5. Key Components of Logging
Logging in microservices involves capturing detailed information about events that occur during the execution of services. Effective logging requires a well-structured approach to ensure logs are useful and actionable. Common components include:
a. Log Aggregation:
In a microservices environment, logs can be scattered across many services and servers. Log aggregation involves collecting logs from all services into a centralized platform where they can be searched, analyzed, and visualized.
b. Log Correlation:
In microservices, a single user request may involve multiple services. Log correlation links logs related to a single request to provide a complete view of the request’s lifecycle across the system.
c. Log Management Tools:
Tools like ELK Stack (Elasticsearch, Logstash, and Kibana) or Fluentd help aggregate, store, and visualize logs, making it easier to find issues in the system.
6. Popular Monitoring and Logging Tools
Several tools and platforms can help implement monitoring and logging in microservices architectures. These tools provide dashboards, alerting systems, and log aggregation to streamline observability.
a. Monitoring Tools:
- Prometheus: A widely-used open-source monitoring solution that specializes in collecting and querying time-series data.
- Grafana: A visualization tool commonly used in conjunction with Prometheus to create interactive dashboards.
- New Relic: A comprehensive monitoring platform that provides end-to-end visibility into application performance and infrastructure.
b. Logging Tools:
- ELK Stack (Elasticsearch, Logstash, Kibana): A popular set of tools for log aggregation, indexing, and visualization.
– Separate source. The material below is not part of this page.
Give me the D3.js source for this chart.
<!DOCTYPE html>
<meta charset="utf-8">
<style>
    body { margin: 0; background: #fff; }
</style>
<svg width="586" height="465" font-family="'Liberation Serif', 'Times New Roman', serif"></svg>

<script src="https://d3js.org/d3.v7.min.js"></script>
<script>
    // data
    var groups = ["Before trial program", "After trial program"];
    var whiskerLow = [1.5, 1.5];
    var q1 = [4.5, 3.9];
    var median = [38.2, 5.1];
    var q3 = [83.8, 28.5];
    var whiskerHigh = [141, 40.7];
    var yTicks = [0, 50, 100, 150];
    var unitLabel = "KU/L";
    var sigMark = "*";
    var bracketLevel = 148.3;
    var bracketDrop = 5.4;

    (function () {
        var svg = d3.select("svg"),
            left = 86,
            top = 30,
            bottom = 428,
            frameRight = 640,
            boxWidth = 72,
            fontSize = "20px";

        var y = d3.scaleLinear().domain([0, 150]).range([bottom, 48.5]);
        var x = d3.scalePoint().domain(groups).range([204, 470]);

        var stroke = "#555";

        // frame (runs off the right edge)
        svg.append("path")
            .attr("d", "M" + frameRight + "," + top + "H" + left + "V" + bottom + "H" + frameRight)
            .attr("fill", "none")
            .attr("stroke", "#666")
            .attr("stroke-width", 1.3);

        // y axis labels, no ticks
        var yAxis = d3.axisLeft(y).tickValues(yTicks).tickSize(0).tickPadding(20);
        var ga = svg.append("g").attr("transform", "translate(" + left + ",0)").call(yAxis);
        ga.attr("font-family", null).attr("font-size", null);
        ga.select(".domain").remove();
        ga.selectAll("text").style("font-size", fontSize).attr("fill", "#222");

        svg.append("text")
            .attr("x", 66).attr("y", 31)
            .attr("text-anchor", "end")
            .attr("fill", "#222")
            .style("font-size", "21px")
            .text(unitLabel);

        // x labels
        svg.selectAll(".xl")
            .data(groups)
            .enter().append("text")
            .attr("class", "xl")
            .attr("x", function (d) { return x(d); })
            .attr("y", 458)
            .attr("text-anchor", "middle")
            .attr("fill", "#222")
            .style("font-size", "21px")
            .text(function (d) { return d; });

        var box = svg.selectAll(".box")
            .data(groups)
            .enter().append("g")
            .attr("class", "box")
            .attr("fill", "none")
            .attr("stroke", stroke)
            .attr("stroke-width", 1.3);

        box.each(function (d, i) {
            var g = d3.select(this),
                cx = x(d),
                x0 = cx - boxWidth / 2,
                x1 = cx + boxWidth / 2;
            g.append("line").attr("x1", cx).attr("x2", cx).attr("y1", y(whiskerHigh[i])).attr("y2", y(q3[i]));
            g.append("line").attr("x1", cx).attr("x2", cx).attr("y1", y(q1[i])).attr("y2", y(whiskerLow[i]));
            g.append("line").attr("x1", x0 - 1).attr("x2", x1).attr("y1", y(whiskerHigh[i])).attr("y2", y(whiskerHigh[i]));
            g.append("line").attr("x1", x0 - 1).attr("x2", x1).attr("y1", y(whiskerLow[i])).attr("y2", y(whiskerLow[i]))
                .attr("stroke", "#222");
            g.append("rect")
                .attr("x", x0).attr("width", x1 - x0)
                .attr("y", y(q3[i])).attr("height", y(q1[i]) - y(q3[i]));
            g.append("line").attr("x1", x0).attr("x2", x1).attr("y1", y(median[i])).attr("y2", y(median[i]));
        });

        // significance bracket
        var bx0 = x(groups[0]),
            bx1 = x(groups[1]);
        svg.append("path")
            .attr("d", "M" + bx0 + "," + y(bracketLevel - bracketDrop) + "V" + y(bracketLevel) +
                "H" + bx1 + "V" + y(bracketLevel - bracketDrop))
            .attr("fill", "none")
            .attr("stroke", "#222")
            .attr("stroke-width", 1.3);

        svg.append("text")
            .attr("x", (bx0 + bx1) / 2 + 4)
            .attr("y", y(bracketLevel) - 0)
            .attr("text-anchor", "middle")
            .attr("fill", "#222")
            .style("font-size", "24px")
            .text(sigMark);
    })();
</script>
- Fluentd: A unified logging layer that collects, parses, and forwards logs to various destinations.
- Splunk: A powerful log aggregation and analysis tool that can handle large volumes of logs and provide real-time insights.
7. Best Practices for Monitoring and Logging in Microservices
- Centralize Logging: Use a centralized logging system to collect and store logs from all services in one place.
- Use Structured Logging: Adopt structured logging formats (e.g., JSON) to improve machine readability and analysis.
- Monitor Service Health Continuously: Implement regular health checks and proactive monitoring to detect issues early.
- Correlation Between Logs and Metrics: Use tracing and correlation IDs to link logs and metrics related to a single request or transaction.
- Define Alerting Thresholds: Set up alerts based on predefined metrics (e.g., error rates, response times) to notify teams of potential issues.
- Optimize for Low Overhead: Ensure monitoring and logging solutions do not introduce significant overhead or degrade system performance.
8. Conclusion
Monitoring and logging are essential to maintaining the reliability, scalability, and performance of microservices-based applications. Proper implementation allows for quick detection of issues, effective troubleshooting, and performance optimization. By using the right tools and adhering to best practices, organizations can ensure that their microservices architecture remains stable and efficient.
9. Advanced Topics
- Distributed Tracing with Jaeger or Zipkin: Learn how to implement distributed tracing to visualize request flows across microservices.
- Advanced Alerting Strategies: Explore how to create more sophisticated alerting mechanisms to prevent false positives and prioritize critical issues.
This article provides a comprehensive introduction to monitoring and logging in microservices, helping you understand their significance and how to implement effective solutions for observing your system’s health and performance.